▶ [Description of the task] Extract every line where the string "React" appears.

▶ [Material]
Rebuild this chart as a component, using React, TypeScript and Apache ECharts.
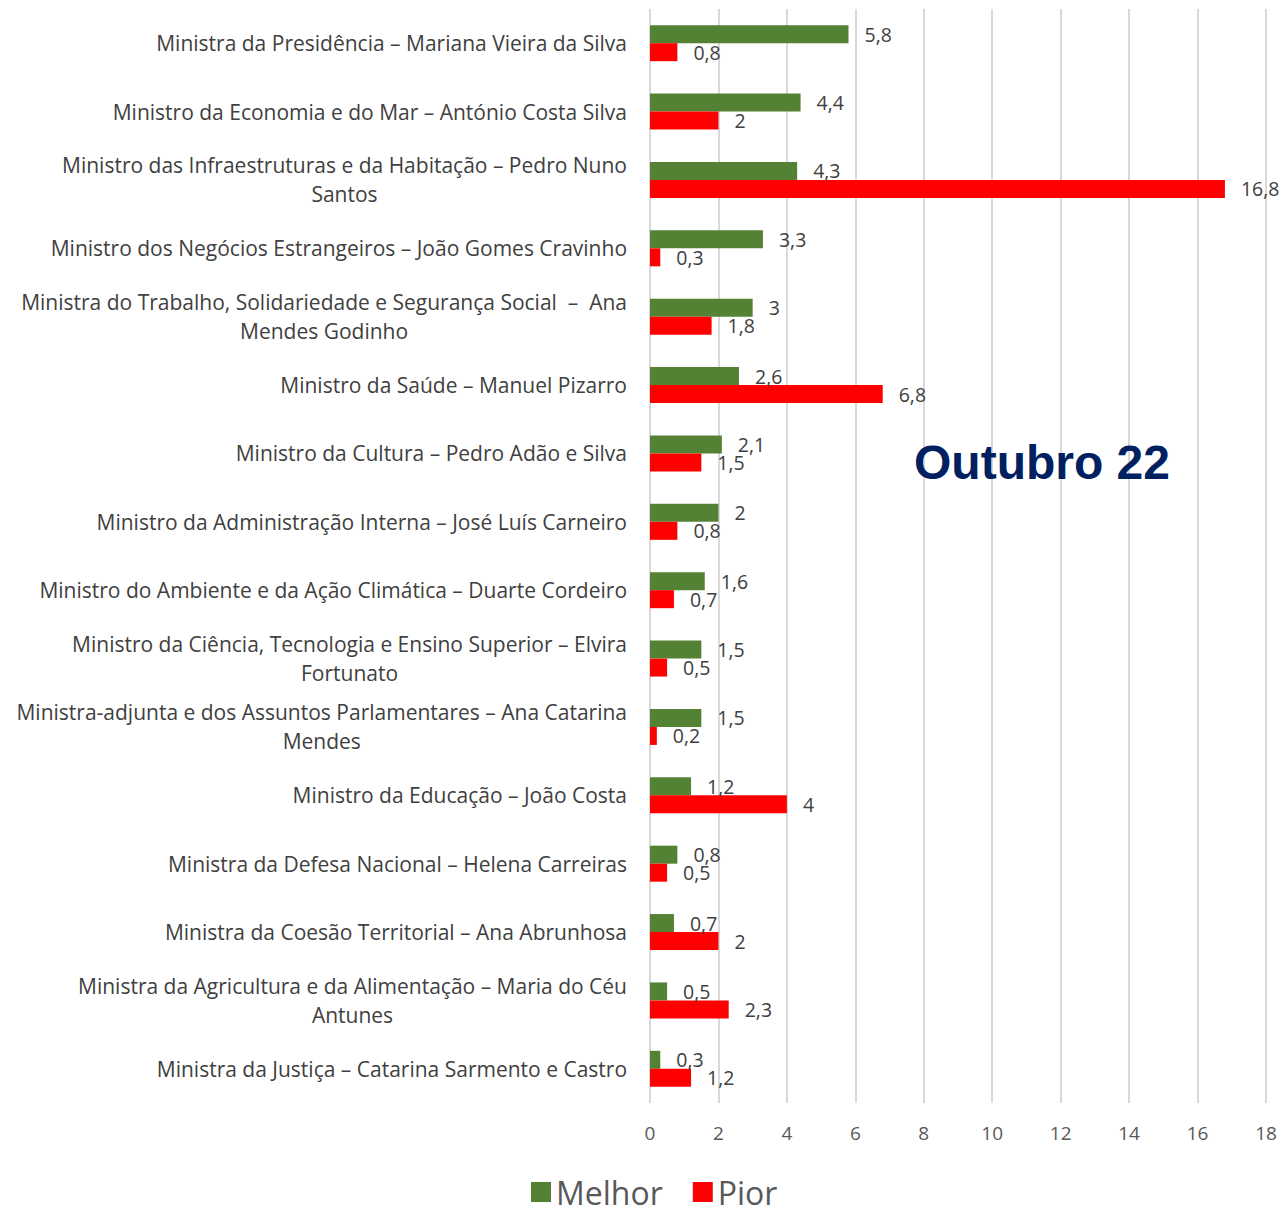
import React, { useEffect, useRef } from "react";
import * as echarts from "echarts";

const categories = [
  "Ministra da Presidência – Mariana Vieira da Silva",
  "Ministro da Economia e do Mar – António Costa Silva",
  "Ministro das Infraestruturas e da Habitação – Pedro Nuno\nSantos",
  "Ministro dos Negócios Estrangeiros – João Gomes Cravinho",
  "Ministra do Trabalho, Solidariedade e Segurança Social  –  Ana\nMendes Godinho",
  "Ministro da Saúde – Manuel Pizarro",
  "Ministro da Cultura – Pedro Adão e Silva",
  "Ministro da Administração Interna – José Luís Carneiro",
  "Ministro do Ambiente e da Ação Climática – Duarte Cordeiro",
  "Ministro da Ciência, Tecnologia e Ensino Superior – Elvira\nFortunato",
  "Ministra-adjunta e dos Assuntos Parlamentares – Ana Catarina\nMendes",
  "Ministro da Educação – João Costa",
  "Ministra da Defesa Nacional – Helena Carreiras",
  "Ministra da Coesão Territorial – Ana Abrunhosa",
  "Ministra da Agricultura e da Alimentação – Maria do Céu\nAntunes",
  "Ministra da Justiça – Catarina Sarmento e Castro",
];

const melhor = [5.8, 4.4, 4.3, 3.3, 3, 2.6, 2.1, 2, 1.6, 1.5, 1.5, 1.2, 0.8, 0.7, 0.5, 0.3];
const pior = [0.8, 2, 16.8, 0.3, 1.8, 6.8, 1.5, 0.8, 0.7, 0.5, 0.2, 4, 0.5, 2, 2.3, 1.2];

const seriesNames = ["Melhor", "Pior"];
const titleText = "Outubro 22";

const FONT = "'Open Sans', 'Noto Sans', sans-serif";

export default function App() {
  const ref = useRef<HTMLDivElement>(null);
  useEffect(() => {
    if (!ref.current) return;
    const chart = echarts.init(ref.current, null, { renderer: "svg" });
    const labelFmt = (p: any) => String(p.value).replace(".", ",");
    chart.setOption({
      animation: false,
      textStyle: { fontFamily: FONT },
      title: {
        text: titleText,
        left: 909,
        top: 433,
        textStyle: { fontFamily: "'Liberation Sans', Arial, sans-serif", fontWeight: "bold", fontSize: 48, color: "#002060" },
      },
      legend: {
        data: seriesNames,
        left: 531,
        top: 1176,
        padding: 0,
        icon: "rect",
        itemWidth: 20,
        itemHeight: 20,
        itemGap: 30,
        textStyle: { fontSize: 32, lineHeight: 28, color: "#595959", fontFamily: FONT },
      },
      grid: { left: 650, right: 17, top: 9, bottom: 106, containLabel: false, outerBoundsMode: "none" },
      xAxis: {
        type: "value",
        min: 0,
        max: 18,
        interval: 2,
        axisLine: { show: false },
        axisTick: { show: false },
        splitLine: { show: true, lineStyle: { color: "#d9d9d9", width: 2 } },
        axisLabel: { color: "#595959", fontSize: 19, margin: 20, fontFamily: FONT },
      },
      yAxis: {
        type: "category",
        inverse: true,
        data: categories,
        axisLine: { show: false },
        axisTick: { show: false },
        axisLabel: {
          color: "#404040",
          fontSize: 21,
          margin: 23,
          fontFamily: FONT,
          lineHeight: 29,
          formatter: (v: string) => v.split("\n").map((l) => "{c|" + l + "}").join("\n"),
          rich: { c: { align: "center", fontSize: 21, lineHeight: 29, color: "#404040", fontFamily: FONT } },
        },
      },
      series: [
        {
          name: seriesNames[0],
          type: "bar",
          data: melhor,
          barWidth: 18,
          barGap: "0%",
          itemStyle: { color: "#548235" },
          label: { show: true, position: "right", distance: 16, color: "#404040", fontSize: 19.5, fontFamily: FONT, formatter: labelFmt },
        },
        {
          name: seriesNames[1],
          type: "bar",
          data: pior,
          barWidth: 18,
          barGap: "0%",
          itemStyle: { color: "#ff0000" },
          label: { show: true, position: "right", distance: 16, color: "#404040", fontSize: 19.5, fontFamily: FONT, formatter: labelFmt },
        },
      ],
    });
    return () => chart.dispose();
  }, []);
  return <div ref={ref} style={{ position: "absolute", left: 0, top: 0, width: 1283, height: 1209 }} />;
}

▶ [Expected answer]
Rebuild this chart as a component, using React, TypeScript and Apache ECharts.
import React, { useEffect, useRef } from "react";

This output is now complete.